Leave out the pictures and reproduce all of the data exactly.

Figure scripts:
[START]

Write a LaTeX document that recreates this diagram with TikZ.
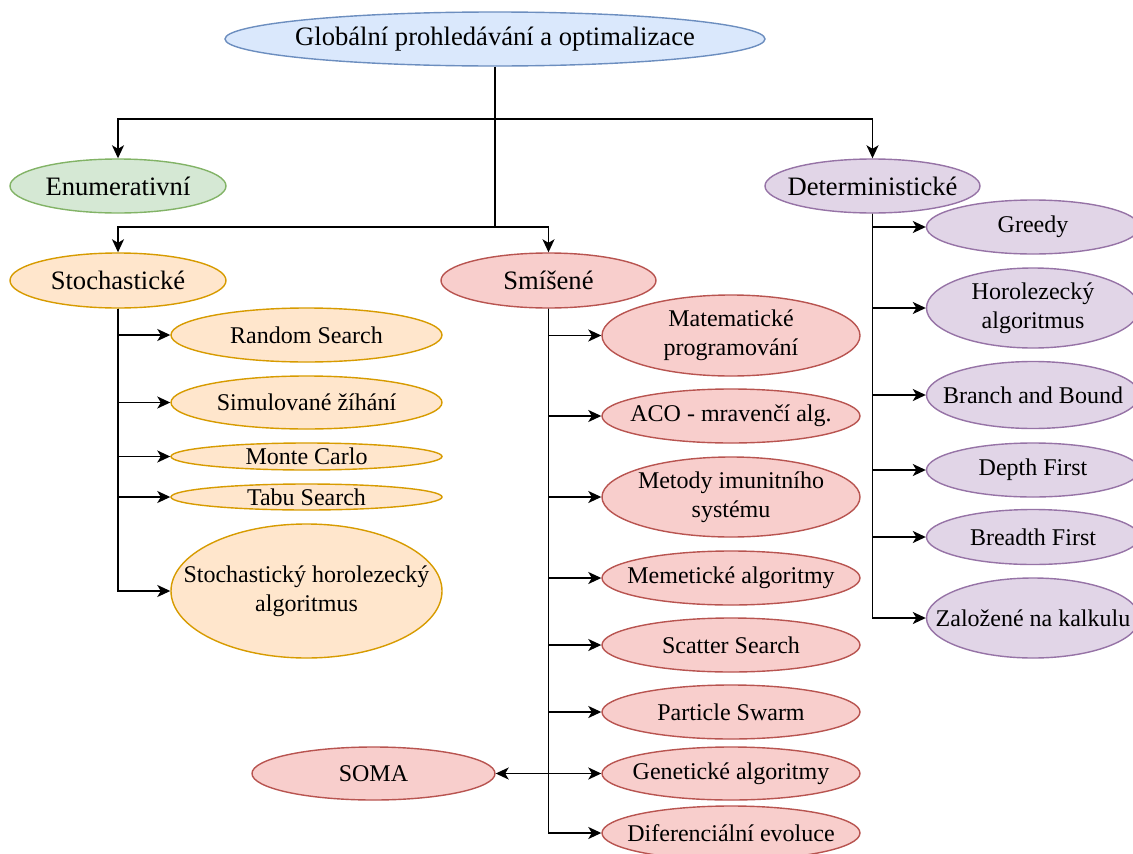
\documentclass[tikz,border=0pt]{standalone}
\usepackage{fontspec}
\setmainfont{Liberation Serif}
\usetikzlibrary{shapes.geometric,arrows.meta}

\definecolor{blueF}{HTML}{DAE8FC}\definecolor{blueD}{HTML}{6C8EBF}
\definecolor{greenF}{HTML}{D5E8D4}\definecolor{greenD}{HTML}{82B366}
\definecolor{orangeF}{HTML}{FFE6CC}\definecolor{orangeD}{HTML}{D79B00}
\definecolor{redF}{HTML}{F8CECC}\definecolor{redD}{HTML}{B85450}
\definecolor{purpleF}{HTML}{E1D5E7}\definecolor{purpleD}{HTML}{9673A6}

\tikzset{
  oval/.style={ellipse, draw, line width=1.4pt, inner sep=0pt},
  blueOval/.style={oval, fill=blueF, draw=blueD},
  greenOval/.style={oval, fill=greenF, draw=greenD},
  orangeOval/.style={oval, fill=orangeF, draw=orangeD},
  redOval/.style={oval, fill=redF, draw=redD},
  purpleOval/.style={oval, fill=purpleF, draw=purpleD},
  caption/.style={align=center, inner sep=0pt, text=black,
    font=\fontsize{24}{28.8}\selectfont},
  bigcaption/.style={caption, font=\fontsize{26.6}{32}\selectfont},
  arr/.style={line width=1.6pt, draw=black,
    -{Stealth[length=13pt,width=12pt,inset=3.5pt]}},
}

% ellipse of fixed size with its text laid on top
% [text style]{name}{x}{y}{width}{height}{shape style}{text}
\newcommand\ellnode[8][caption]{%
  \node[#7, minimum width=#5pt, minimum height=#6pt] (#2) at (#3,#4) {};
  \node[#1] (#2-text) at (#2.center) {#8};
}

\begin{document}
\begin{tikzpicture}[x=1pt,y=-1pt]
\useasboundingbox (0,0) rectangle (1133,854);

% top levels
\ellnode[bigcaption]{root}{495}{39}{540}{54}{blueOval}{Globální prohledávání a optimalizace}
\ellnode[bigcaption]{enum}{118}{186}{216}{54}{greenOval}{Enumerativní}
\ellnode[bigcaption]{det}{872.5}{186}{215}{54}{purpleOval}{Deterministické}
\ellnode[bigcaption]{stoch}{118}{280.5}{216}{55}{orangeOval}{Stochastické}
\ellnode[bigcaption]{smis}{548.5}{280.5}{215}{55}{redOval}{Smíšené}

% stochastic methods
\ellnode{rs}{306.5}{335}{271}{54}{orangeOval}{Random Search}
\ellnode{sim}{306.5}{402.5}{271}{53}{orangeOval}{Simulované žíhání}
\ellnode{mc}{306.5}{456.5}{271}{27}{orangeOval}{Monte Carlo}
\ellnode{tabu}{306.5}{497}{271}{26}{orangeOval}{Tabu Search}
\ellnode{shc}{306.5}{591}{271}{134}{orangeOval}{Stochastický horolezecký\\algoritmus}

% mixed methods
\ellnode{mat}{731}{335.5}{258}{81}{redOval}{Matematické\\programování}
\ellnode{aco}{731}{416}{258}{54}{redOval}{ACO - mravenčí alg.}
\ellnode{met}{731}{497}{258}{80}{redOval}{Metody imunitního\\systému}
\ellnode{mem}{731}{578}{258}{54}{redOval}{Memetické algoritmy}
\ellnode{scat}{731}{645}{258}{54}{redOval}{Scatter Search}
\ellnode{part}{731}{712}{258}{54}{redOval}{Particle Swarm}
\ellnode{gen}{731}{773.5}{258}{53}{redOval}{Genetické algoritmy}
\ellnode{dif}{731}{833}{258}{54}{redOval}{Diferenciální evoluce}
\ellnode{soma}{373.5}{773.5}{243}{53}{redOval}{SOMA}

% deterministic methods
\ellnode{greedy}{1033}{227}{213}{54}{purpleOval}{Greedy}
\ellnode{horo}{1033}{308}{213}{80}{purpleOval}{Horolezecký\\algoritmus}
\ellnode{bb}{1033}{395}{213}{67}{purpleOval}{Branch and Bound}
\ellnode{df}{1033}{470}{213}{54}{purpleOval}{Depth First}
\ellnode{bf}{1033}{537}{213}{55}{purpleOval}{Breadth First}
\ellnode{zal}{1033}{618}{213}{80}{purpleOval}{Založené na kalkulu}

% junctions on the main trunk
\coordinate (j1) at (495,119);
\coordinate (j2) at (495,227);

\draw[line width=1.6pt] (root.south) -- (j2);
\draw[arr] (j1) -| (enum.north);
\draw[arr] (j1) -| (det.north);
\draw[arr] (j2) -| (stoch.north);
\draw[arr] (j2) -| (smis.north);

\foreach \c in {rs,sim,mc,tabu,shc}
  \draw[arr] (stoch.south) |- (\c.west);
\foreach \c in {mat,aco,met,mem,scat,part,gen,dif}
  \draw[arr] (smis.south) |- (\c.west);
\draw[arr] (smis.south) |- (soma.east);
\foreach \c in {greedy,horo,bb,df,bf,zal}
  \draw[arr] (det.south) |- (\c.west);

\end{tikzpicture}
\end{document}
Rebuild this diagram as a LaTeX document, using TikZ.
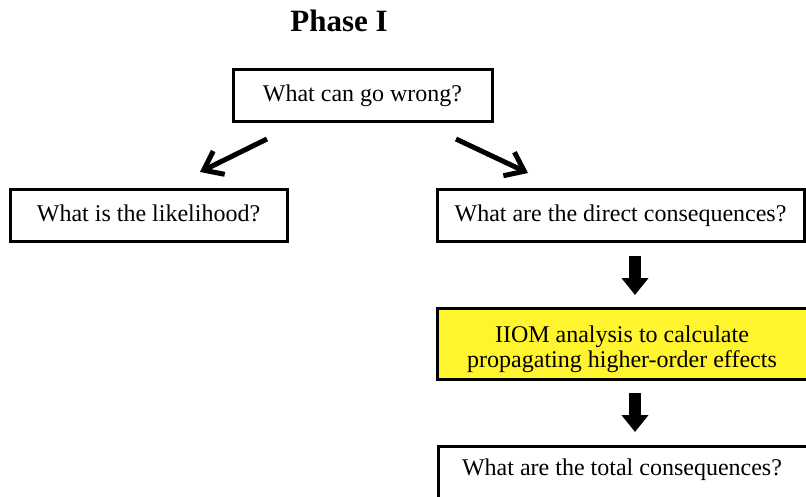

[END]

Answer to this task:
Write a LaTeX document that recreates this diagram with TikZ.
\documentclass[tikz,border=0pt]{standalone}
\usepackage{fontspec}
\setmainfont{Liberation Serif}
\usetikzlibrary{shapes.geometric,arrows.meta}

\definecolor{blueF}{HTML}{DAE8FC}\definecolor{blueD}{HTML}{6C8EBF}
\definecolor{greenF}{HTML}{D5E8D4}\definecolor{greenD}{HTML}{82B366}
\definecolor{orangeF}{HTML}{FFE6CC}\definecolor{orangeD}{HTML}{D79B00}
\definecolor{redF}{HTML}{F8CECC}\definecolor{redD}{HTML}{B85450}
\definecolor{purpleF}{HTML}{E1D5E7}\definecolor{purpleD}{HTML}{9673A6}

\tikzset{
  oval/.style={ellipse, draw, line width=1.4pt, inner sep=0pt},
  blueOval/.style={oval, fill=blueF, draw=blueD},
  greenOval/.style={oval, fill=greenF, draw=greenD},
  orangeOval/.style={oval, fill=orangeF, draw=orangeD},
  redOval/.style={oval, fill=redF, draw=redD},
  purpleOval/.style={oval, fill=purpleF, draw=purpleD},
  caption/.style={align=center, inner sep=0pt, text=black,
    font=\fontsize{24}{28.8}\selectfont},
  bigcaption/.style={caption, font=\fontsize{26.6}{32}\selectfont},
  arr/.style={line width=1.6pt, draw=black,
    -{Stealth[length=13pt,width=12pt,inset=3.5pt]}},
}

% ellipse of fixed size with its text laid on top
% [text style]{name}{x}{y}{width}{height}{shape style}{text}
\newcommand\ellnode[8][caption]{%
  \node[#7, minimum width=#5pt, minimum height=#6pt] (#2) at (#3,#4) {};
  \node[#1] (#2-text) at (#2.center) {#8};
}

\begin{document}
\begin{tikzpicture}[x=1pt,y=-1pt]
\useasboundingbox (0,0) rectangle (1133,854);

% top levels
\ellnode[bigcaption]{root}{495}{39}{540}{54}{blueOval}{Globální prohledávání a optimalizace}
\ellnode[bigcaption]{enum}{118}{186}{216}{54}{greenOval}{Enumerativní}
\ellnode[bigcaption]{det}{872.5}{186}{215}{54}{purpleOval}{Deterministické}
\ellnode[bigcaption]{stoch}{118}{280.5}{216}{55}{orangeOval}{Stochastické}
\ellnode[bigcaption]{smis}{548.5}{280.5}{215}{55}{redOval}{Smíšené}

% stochastic methods
\ellnode{rs}{306.5}{335}{271}{54}{orangeOval}{Random Search}
\ellnode{sim}{306.5}{402.5}{271}{53}{orangeOval}{Simulované žíhání}
\ellnode{mc}{306.5}{456.5}{271}{27}{orangeOval}{Monte Carlo}
\ellnode{tabu}{306.5}{497}{271}{26}{orangeOval}{Tabu Search}
\ellnode{shc}{306.5}{591}{271}{134}{orangeOval}{Stochastický horolezecký\\algoritmus}

% mixed methods
\ellnode{mat}{731}{335.5}{258}{81}{redOval}{Matematické\\programování}
\ellnode{aco}{731}{416}{258}{54}{redOval}{ACO - mravenčí alg.}
\ellnode{met}{731}{497}{258}{80}{redOval}{Metody imunitního\\systému}
\ellnode{mem}{731}{578}{258}{54}{redOval}{Memetické algoritmy}
\ellnode{scat}{731}{645}{258}{54}{redOval}{Scatter Search}
\ellnode{part}{731}{712}{258}{54}{redOval}{Particle Swarm}
\ellnode{gen}{731}{773.5}{258}{53}{redOval}{Genetické algoritmy}
\ellnode{dif}{731}{833}{258}{54}{redOval}{Diferenciální evoluce}
\ellnode{soma}{373.5}{773.5}{243}{53}{redOval}{SOMA}

% deterministic methods
\ellnode{greedy}{1033}{227}{213}{54}{purpleOval}{Greedy}
\ellnode{horo}{1033}{308}{213}{80}{purpleOval}{Horolezecký\\algoritmus}
\ellnode{bb}{1033}{395}{213}{67}{purpleOval}{Branch and Bound}
\ellnode{df}{1033}{470}{213}{54}{purpleOval}{Depth First}
\ellnode{bf}{1033}{537}{213}{55}{purpleOval}{Breadth First}
\ellnode{zal}{1033}{618}{213}{80}{purpleOval}{Založené na kalkulu}

% junctions on the main trunk
\coordinate (j1) at (495,119);
\coordinate (j2) at (495,227);

\draw[line width=1.6pt] (root.south) -- (j2);
\draw[arr] (j1) -| (enum.north);
\draw[arr] (j1) -| (det.north);
\draw[arr] (j2) -| (stoch.north);
\draw[arr] (j2) -| (smis.north);

\foreach \c in {rs,sim,mc,tabu,shc}
  \draw[arr] (stoch.south) |- (\c.west);
\foreach \c in {mat,aco,met,mem,scat,part,gen,dif}
  \draw[arr] (smis.south) |- (\c.west);
\draw[arr] (smis.south) |- (soma.east);
\foreach \c in {greedy,horo,bb,df,bf,zal}
  \draw[arr] (det.south) |- (\c.west);

\end{tikzpicture}
\end{document}
Rebuild this diagram as a LaTeX document, using TikZ.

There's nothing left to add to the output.